Old money wasn’t only acquired through singular achievement. The old guard knew that it was a more powerful strategy for important families to marry into each other, creating an even broader financial base. Children were groomed for this eventuality and exposed only to potential mates through carefully orchestrated social events such as at coming-out parties for debutantes. Wealthy society groups developed in many areas of the country as it was being developed and industrialized. Such was the case with midwesterner John Smith Cravens who attended Yale and married tobacco heiress Mildred Myers of the Liggett & Myers Tobacco Company family. After college and their marriage, Cravens went to work for his father-in-law. Upon the death of her father, Mildred inherited $25 million. The Cravens started vacationing in Pasadena, California and in time, John founded the Edison Electric Company there. He served as its president until 1901 when he resigned to found the Southwestern National Bank of Los Angeles. In 1902, the Cravenses purchased 14 acres on Orange Grove Boulevard and engaged architect Lewis Parson Hobart to design their home.

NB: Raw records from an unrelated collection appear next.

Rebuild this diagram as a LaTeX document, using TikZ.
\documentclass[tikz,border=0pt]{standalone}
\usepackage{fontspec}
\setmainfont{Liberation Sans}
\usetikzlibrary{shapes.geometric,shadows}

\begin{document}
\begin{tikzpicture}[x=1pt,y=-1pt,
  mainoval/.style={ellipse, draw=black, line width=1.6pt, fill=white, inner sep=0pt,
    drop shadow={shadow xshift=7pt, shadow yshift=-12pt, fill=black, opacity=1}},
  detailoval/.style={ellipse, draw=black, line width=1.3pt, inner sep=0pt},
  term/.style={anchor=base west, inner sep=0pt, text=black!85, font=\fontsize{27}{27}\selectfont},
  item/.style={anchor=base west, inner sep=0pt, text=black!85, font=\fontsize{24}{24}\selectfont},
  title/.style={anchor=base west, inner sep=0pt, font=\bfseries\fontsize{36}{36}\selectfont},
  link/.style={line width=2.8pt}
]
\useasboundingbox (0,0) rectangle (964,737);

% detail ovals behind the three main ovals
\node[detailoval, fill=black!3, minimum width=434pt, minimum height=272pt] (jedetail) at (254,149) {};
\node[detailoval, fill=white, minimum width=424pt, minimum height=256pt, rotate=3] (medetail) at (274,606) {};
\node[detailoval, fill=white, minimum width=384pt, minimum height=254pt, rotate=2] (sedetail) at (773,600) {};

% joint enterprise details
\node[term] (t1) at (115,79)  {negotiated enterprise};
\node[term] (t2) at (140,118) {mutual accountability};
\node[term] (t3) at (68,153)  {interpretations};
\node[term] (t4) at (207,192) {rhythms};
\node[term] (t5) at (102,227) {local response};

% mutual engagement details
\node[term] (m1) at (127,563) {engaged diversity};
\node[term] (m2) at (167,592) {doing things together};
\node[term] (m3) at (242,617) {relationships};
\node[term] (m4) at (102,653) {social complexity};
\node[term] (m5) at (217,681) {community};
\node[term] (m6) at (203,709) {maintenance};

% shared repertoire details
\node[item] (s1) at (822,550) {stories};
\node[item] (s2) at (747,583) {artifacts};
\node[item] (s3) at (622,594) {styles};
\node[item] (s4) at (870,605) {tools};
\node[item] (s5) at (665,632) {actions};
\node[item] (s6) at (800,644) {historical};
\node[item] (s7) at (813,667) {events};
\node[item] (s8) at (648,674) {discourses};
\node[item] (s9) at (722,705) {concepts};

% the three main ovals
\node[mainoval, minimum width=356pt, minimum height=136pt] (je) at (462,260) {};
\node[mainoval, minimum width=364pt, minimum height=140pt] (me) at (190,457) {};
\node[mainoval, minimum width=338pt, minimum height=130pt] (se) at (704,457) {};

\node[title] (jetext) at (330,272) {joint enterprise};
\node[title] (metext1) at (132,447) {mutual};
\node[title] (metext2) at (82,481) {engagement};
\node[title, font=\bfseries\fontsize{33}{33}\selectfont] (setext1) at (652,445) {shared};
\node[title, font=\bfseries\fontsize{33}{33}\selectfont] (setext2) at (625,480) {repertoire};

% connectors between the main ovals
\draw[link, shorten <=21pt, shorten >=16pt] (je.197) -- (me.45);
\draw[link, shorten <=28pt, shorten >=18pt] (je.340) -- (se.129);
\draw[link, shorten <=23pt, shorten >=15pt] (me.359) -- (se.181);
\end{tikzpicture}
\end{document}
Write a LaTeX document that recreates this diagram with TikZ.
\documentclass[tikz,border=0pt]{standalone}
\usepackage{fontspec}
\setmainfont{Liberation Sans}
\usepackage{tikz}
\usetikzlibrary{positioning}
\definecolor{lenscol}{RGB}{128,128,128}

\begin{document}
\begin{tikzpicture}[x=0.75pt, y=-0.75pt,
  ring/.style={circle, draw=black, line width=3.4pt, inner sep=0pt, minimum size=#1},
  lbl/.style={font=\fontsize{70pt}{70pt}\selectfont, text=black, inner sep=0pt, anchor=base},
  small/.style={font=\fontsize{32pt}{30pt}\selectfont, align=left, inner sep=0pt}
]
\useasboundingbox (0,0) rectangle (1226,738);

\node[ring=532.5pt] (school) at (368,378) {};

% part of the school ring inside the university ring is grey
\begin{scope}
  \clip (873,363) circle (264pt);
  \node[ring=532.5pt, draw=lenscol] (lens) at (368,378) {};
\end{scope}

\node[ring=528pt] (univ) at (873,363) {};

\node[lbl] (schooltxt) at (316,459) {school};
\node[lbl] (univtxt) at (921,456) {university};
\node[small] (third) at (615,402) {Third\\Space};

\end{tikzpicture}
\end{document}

Inspired by the Chateau Vaux-le-Vicomte near Paris, the Cravens’ home totals almost 20,000 square feet of living space within three stories and 50 rooms. By 1971, the city of Pasadena claimed it as a cultural heritage landmark. It has been a favorite filming location for television series and feature films and was featured as the 2010 Pasadena Showcase House of Design.
Grand lady of the 1920s, the Craven mansion, newly under contract, is priced at $10.5 million.